> _Task requirements_: Nothing in the data should change when you return it, but leave the pictures out.

start Information supplied

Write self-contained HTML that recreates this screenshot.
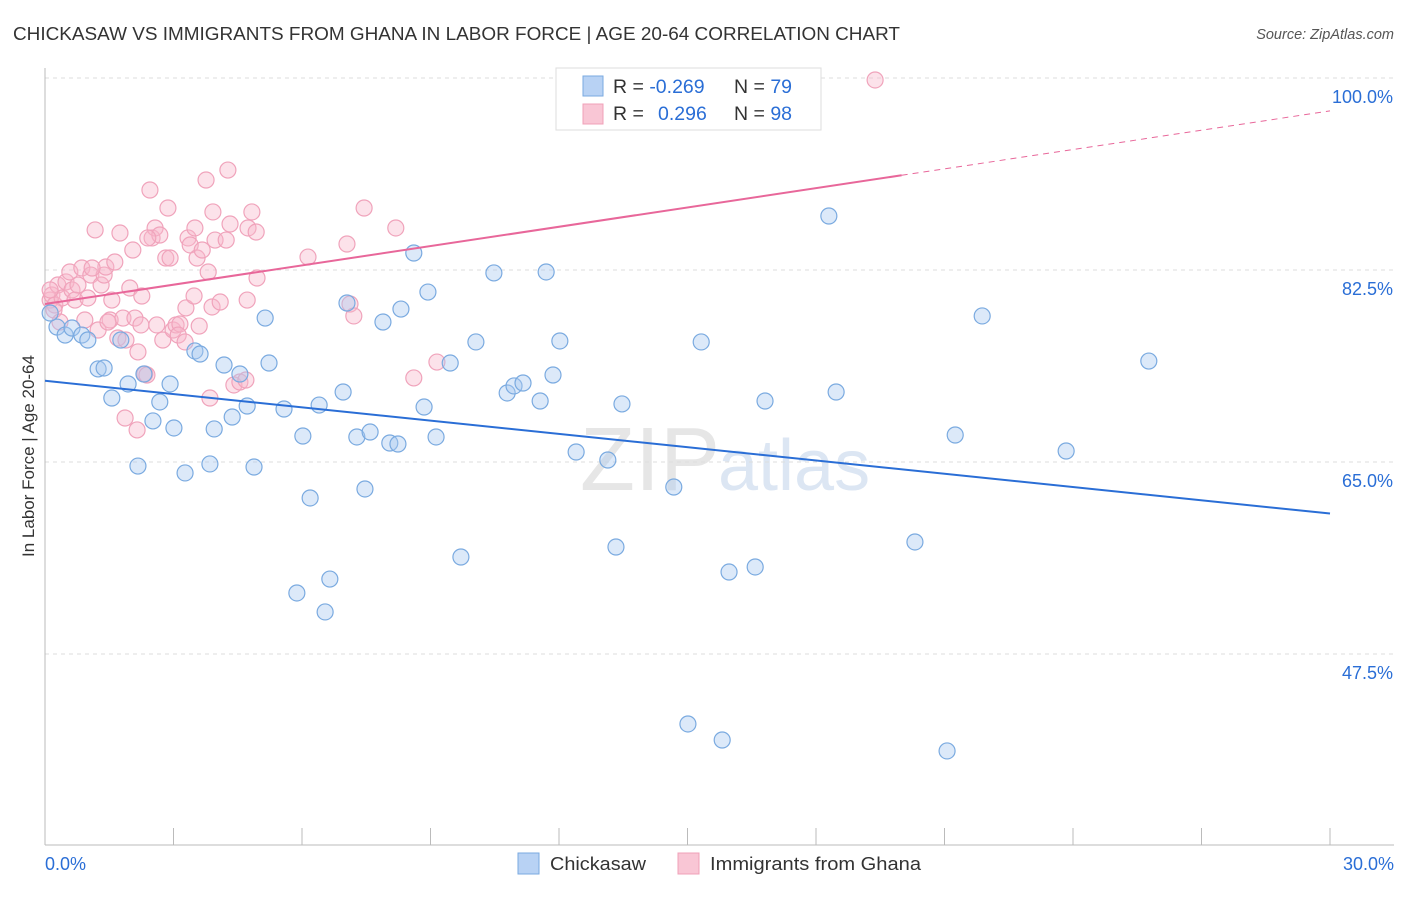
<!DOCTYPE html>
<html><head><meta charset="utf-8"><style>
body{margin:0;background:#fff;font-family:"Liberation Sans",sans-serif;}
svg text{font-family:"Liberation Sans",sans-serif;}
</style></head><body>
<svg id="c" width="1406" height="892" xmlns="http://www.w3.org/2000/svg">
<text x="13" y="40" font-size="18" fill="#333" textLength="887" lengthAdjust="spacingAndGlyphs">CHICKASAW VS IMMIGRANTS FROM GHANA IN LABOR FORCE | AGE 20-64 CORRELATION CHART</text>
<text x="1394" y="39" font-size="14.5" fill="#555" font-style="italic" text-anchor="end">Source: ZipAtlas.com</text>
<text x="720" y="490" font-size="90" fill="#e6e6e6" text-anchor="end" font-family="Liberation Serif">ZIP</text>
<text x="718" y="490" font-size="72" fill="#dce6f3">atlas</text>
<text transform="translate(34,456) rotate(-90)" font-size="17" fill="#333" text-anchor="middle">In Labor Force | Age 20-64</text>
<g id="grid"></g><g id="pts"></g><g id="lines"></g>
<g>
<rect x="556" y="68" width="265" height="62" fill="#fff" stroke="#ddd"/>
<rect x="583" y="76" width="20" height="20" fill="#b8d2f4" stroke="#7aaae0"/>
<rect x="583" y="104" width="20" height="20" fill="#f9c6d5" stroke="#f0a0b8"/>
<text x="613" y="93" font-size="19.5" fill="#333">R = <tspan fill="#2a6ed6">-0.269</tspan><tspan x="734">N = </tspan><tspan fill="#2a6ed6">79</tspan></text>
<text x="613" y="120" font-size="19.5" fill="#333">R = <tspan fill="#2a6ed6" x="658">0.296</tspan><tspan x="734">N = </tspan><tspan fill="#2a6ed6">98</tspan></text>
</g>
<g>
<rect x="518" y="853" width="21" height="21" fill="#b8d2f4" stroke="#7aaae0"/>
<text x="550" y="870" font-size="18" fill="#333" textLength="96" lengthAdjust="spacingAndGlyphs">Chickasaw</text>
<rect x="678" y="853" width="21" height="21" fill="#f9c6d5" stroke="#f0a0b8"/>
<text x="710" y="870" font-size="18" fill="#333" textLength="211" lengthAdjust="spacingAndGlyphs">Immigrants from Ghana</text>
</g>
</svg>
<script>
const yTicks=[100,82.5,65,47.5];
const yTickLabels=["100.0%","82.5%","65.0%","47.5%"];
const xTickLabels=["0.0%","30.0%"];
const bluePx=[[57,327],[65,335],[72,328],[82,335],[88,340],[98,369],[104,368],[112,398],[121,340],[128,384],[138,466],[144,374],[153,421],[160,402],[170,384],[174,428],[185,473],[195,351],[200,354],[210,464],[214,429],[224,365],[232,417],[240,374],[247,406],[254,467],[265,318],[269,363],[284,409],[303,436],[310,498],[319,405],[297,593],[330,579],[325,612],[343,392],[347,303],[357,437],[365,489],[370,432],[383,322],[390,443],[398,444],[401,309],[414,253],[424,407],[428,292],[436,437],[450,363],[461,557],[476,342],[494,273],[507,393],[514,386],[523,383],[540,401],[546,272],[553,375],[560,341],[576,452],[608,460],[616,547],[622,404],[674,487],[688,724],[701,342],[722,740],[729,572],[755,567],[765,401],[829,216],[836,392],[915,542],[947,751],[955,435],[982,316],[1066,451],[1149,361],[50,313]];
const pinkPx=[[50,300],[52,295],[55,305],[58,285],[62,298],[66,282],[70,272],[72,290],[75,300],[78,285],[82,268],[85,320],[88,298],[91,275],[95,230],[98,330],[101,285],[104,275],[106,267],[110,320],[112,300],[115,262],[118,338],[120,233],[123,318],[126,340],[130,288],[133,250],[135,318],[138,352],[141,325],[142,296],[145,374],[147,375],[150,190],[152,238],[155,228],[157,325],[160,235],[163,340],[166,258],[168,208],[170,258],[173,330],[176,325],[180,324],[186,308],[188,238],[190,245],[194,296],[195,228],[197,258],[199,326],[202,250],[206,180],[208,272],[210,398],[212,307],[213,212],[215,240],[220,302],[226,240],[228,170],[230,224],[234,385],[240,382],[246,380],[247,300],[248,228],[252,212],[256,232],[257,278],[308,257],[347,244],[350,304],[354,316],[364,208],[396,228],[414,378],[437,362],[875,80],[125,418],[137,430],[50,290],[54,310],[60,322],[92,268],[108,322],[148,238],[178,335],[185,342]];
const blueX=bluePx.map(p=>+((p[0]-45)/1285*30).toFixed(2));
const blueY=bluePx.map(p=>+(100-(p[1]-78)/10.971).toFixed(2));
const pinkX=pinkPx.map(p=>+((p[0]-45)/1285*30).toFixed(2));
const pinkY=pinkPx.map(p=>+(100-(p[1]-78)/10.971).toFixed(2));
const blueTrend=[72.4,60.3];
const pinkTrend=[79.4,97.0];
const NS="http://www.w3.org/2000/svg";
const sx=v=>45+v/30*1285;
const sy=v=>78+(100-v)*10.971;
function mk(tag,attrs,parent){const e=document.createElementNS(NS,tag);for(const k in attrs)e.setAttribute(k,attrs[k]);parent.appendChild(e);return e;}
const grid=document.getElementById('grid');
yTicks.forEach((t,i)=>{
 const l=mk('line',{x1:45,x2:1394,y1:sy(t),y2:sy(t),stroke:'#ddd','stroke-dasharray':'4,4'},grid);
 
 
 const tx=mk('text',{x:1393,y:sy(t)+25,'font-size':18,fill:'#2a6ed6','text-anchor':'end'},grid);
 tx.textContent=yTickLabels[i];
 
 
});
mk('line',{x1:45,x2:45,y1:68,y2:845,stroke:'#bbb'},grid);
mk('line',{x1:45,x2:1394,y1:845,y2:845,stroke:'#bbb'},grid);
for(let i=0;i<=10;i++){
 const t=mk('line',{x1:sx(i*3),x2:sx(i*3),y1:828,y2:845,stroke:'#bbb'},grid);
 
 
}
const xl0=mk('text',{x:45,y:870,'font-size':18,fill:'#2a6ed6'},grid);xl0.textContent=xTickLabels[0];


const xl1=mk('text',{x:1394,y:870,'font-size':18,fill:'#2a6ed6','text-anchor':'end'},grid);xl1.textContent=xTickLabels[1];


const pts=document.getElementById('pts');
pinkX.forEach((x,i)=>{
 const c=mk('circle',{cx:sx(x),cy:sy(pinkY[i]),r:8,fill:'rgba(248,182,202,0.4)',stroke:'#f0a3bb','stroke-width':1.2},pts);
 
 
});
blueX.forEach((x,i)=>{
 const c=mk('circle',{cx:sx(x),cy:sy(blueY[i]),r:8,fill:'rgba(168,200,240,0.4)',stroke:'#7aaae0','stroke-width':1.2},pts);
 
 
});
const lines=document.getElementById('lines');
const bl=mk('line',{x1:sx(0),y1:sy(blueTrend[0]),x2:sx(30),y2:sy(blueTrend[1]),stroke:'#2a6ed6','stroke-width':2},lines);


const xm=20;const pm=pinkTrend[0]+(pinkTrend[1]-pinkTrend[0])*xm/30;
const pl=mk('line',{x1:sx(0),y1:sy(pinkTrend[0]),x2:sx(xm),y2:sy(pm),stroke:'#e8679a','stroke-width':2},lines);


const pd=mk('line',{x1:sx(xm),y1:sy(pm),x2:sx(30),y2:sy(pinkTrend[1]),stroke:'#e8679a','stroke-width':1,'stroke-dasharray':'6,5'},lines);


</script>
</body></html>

end Information supplied

> _Full answer_:
Write self-contained HTML that recreates this screenshot.
<!DOCTYPE html>
<html><head><meta charset="utf-8"><style>
body{margin:0;background:#fff;font-family:"Liberation Sans",sans-serif;}
svg text{font-family:"Liberation Sans",sans-serif;}
</style></head><body>
<svg id="c" width="1406" height="892" xmlns="http://www.w3.org/2000/svg">
<text x="13" y="40" font-size="18" fill="#333" textLength="887" lengthAdjust="spacingAndGlyphs">CHICKASAW VS IMMIGRANTS FROM GHANA IN LABOR FORCE | AGE 20-64 CORRELATION CHART</text>
<text x="1394" y="39" font-size="14.5" fill="#555" font-style="italic" text-anchor="end">Source: ZipAtlas.com</text>
<text x="720" y="490" font-size="90" fill="#e6e6e6" text-anchor="end" font-family="Liberation Serif">ZIP</text>
<text x="718" y="490" font-size="72" fill="#dce6f3">atlas</text>
<text transform="translate(34,456) rotate(-90)" font-size="17" fill="#333" text-anchor="middle">In Labor Force | Age 20-64</text>
<g id="grid"></g><g id="pts"></g><g id="lines"></g>
<g>
<rect x="556" y="68" width="265" height="62" fill="#fff" stroke="#ddd"/>
<rect x="583" y="76" width="20" height="20" fill="#b8d2f4" stroke="#7aaae0"/>
<rect x="583" y="104" width="20" height="20" fill="#f9c6d5" stroke="#f0a0b8"/>
<text x="613" y="93" font-size="19.5" fill="#333">R = <tspan fill="#2a6ed6">-0.269</tspan><tspan x="734">N = </tspan><tspan fill="#2a6ed6">79</tspan></text>
<text x="613" y="120" font-size="19.5" fill="#333">R = <tspan fill="#2a6ed6" x="658">0.296</tspan><tspan x="734">N = </tspan><tspan fill="#2a6ed6">98</tspan></text>
</g>
<g>
<rect x="518" y="853" width="21" height="21" fill="#b8d2f4" stroke="#7aaae0"/>
<text x="550" y="870" font-size="18" fill="#333" textLength="96" lengthAdjust="spacingAndGlyphs">Chickasaw</text>
<rect x="678" y="853" width="21" height="21" fill="#f9c6d5" stroke="#f0a0b8"/>
<text x="710" y="870" font-size="18" fill="#333" textLength="211" lengthAdjust="spacingAndGlyphs">Immigrants from Ghana</text>
</g>
</svg>
<script>
const yTicks=[100,82.5,65,47.5];
const yTickLabels=["100.0%","82.5%","65.0%","47.5%"];
const xTickLabels=["0.0%","30.0%"];
const bluePx=[[57,327],[65,335],[72,328],[82,335],[88,340],[98,369],[104,368],[112,398],[121,340],[128,384],[138,466],[144,374],[153,421],[160,402],[170,384],[174,428],[185,473],[195,351],[200,354],[210,464],[214,429],[224,365],[232,417],[240,374],[247,406],[254,467],[265,318],[269,363],[284,409],[303,436],[310,498],[319,405],[297,593],[330,579],[325,612],[343,392],[347,303],[357,437],[365,489],[370,432],[383,322],[390,443],[398,444],[401,309],[414,253],[424,407],[428,292],[436,437],[450,363],[461,557],[476,342],[494,273],[507,393],[514,386],[523,383],[540,401],[546,272],[553,375],[560,341],[576,452],[608,460],[616,547],[622,404],[674,487],[688,724],[701,342],[722,740],[729,572],[755,567],[765,401],[829,216],[836,392],[915,542],[947,751],[955,435],[982,316],[1066,451],[1149,361],[50,313]];
const pinkPx=[[50,300],[52,295],[55,305],[58,285],[62,298],[66,282],[70,272],[72,290],[75,300],[78,285],[82,268],[85,320],[88,298],[91,275],[95,230],[98,330],[101,285],[104,275],[106,267],[110,320],[112,300],[115,262],[118,338],[120,233],[123,318],[126,340],[130,288],[133,250],[135,318],[138,352],[141,325],[142,296],[145,374],[147,375],[150,190],[152,238],[155,228],[157,325],[160,235],[163,340],[166,258],[168,208],[170,258],[173,330],[176,325],[180,324],[186,308],[188,238],[190,245],[194,296],[195,228],[197,258],[199,326],[202,250],[206,180],[208,272],[210,398],[212,307],[213,212],[215,240],[220,302],[226,240],[228,170],[230,224],[234,385],[240,382],[246,380],[247,300],[248,228],[252,212],[256,232],[257,278],[308,257],[347,244],[350,304],[354,316],[364,208],[396,228],[414,378],[437,362],[875,80],[125,418],[137,430],[50,290],[54,310],[60,322],[92,268],[108,322],[148,238],[178,335],[185,342]];
const blueX=bluePx.map(p=>+((p[0]-45)/1285*30).toFixed(2));
const blueY=bluePx.map(p=>+(100-(p[1]-78)/10.971).toFixed(2));
const pinkX=pinkPx.map(p=>+((p[0]-45)/1285*30).toFixed(2));
const pinkY=pinkPx.map(p=>+(100-(p[1]-78)/10.971).toFixed(2));
const blueTrend=[72.4,60.3];
const pinkTrend=[79.4,97.0];
const NS="http://www.w3.org/2000/svg";
const sx=v=>45+v/30*1285;
const sy=v=>78+(100-v)*10.971;
function mk(tag,attrs,parent){const e=document.createElementNS(NS,tag);for(const k in attrs)e.setAttribute(k,attrs[k]);parent.appendChild(e);return e;}
const grid=document.getElementById('grid');
yTicks.forEach((t,i)=>{
 const l=mk('line',{x1:45,x2:1394,y1:sy(t),y2:sy(t),stroke:'#ddd','stroke-dasharray':'4,4'},grid);
 
 
 const tx=mk('text',{x:1393,y:sy(t)+25,'font-size':18,fill:'#2a6ed6','text-anchor':'end'},grid);
 tx.textContent=yTickLabels[i];
 
 
});
mk('line',{x1:45,x2:45,y1:68,y2:845,stroke:'#bbb'},grid);
mk('line',{x1:45,x2:1394,y1:845,y2:845,stroke:'#bbb'},grid);
for(let i=0;i<=10;i++){
 const t=mk('line',{x1:sx(i*3),x2:sx(i*3),y1:828,y2:845,stroke:'#bbb'},grid);
 
 
}
const xl0=mk('text',{x:45,y:870,'font-size':18,fill:'#2a6ed6'},grid);xl0.textContent=xTickLabels[0];


const xl1=mk('text',{x:1394,y:870,'font-size':18,fill:'#2a6ed6','text-anchor':'end'},grid);xl1.textContent=xTickLabels[1];


const pts=document.getElementById('pts');
pinkX.forEach((x,i)=>{
 const c=mk('circle',{cx:sx(x),cy:sy(pinkY[i]),r:8,fill:'rgba(248,182,202,0.4)',stroke:'#f0a3bb','stroke-width':1.2},pts);
 
 
});
blueX.forEach((x,i)=>{
 const c=mk('circle',{cx:sx(x),cy:sy(blueY[i]),r:8,fill:'rgba(168,200,240,0.4)',stroke:'#7aaae0','stroke-width':1.2},pts);
 
 
});
const lines=document.getElementById('lines');
const bl=mk('line',{x1:sx(0),y1:sy(blueTrend[0]),x2:sx(30),y2:sy(blueTrend[1]),stroke:'#2a6ed6','stroke-width':2},lines);


const xm=20;const pm=pinkTrend[0]+(pinkTrend[1]-pinkTrend[0])*xm/30;
const pl=mk('line',{x1:sx(0),y1:sy(pinkTrend[0]),x2:sx(xm),y2:sy(pm),stroke:'#e8679a','stroke-width':2},lines);


const pd=mk('line',{x1:sx(xm),y1:sy(pm),x2:sx(30),y2:sy(pinkTrend[1]),stroke:'#e8679a','stroke-width':1,'stroke-dasharray':'6,5'},lines);


</script>
</body></html>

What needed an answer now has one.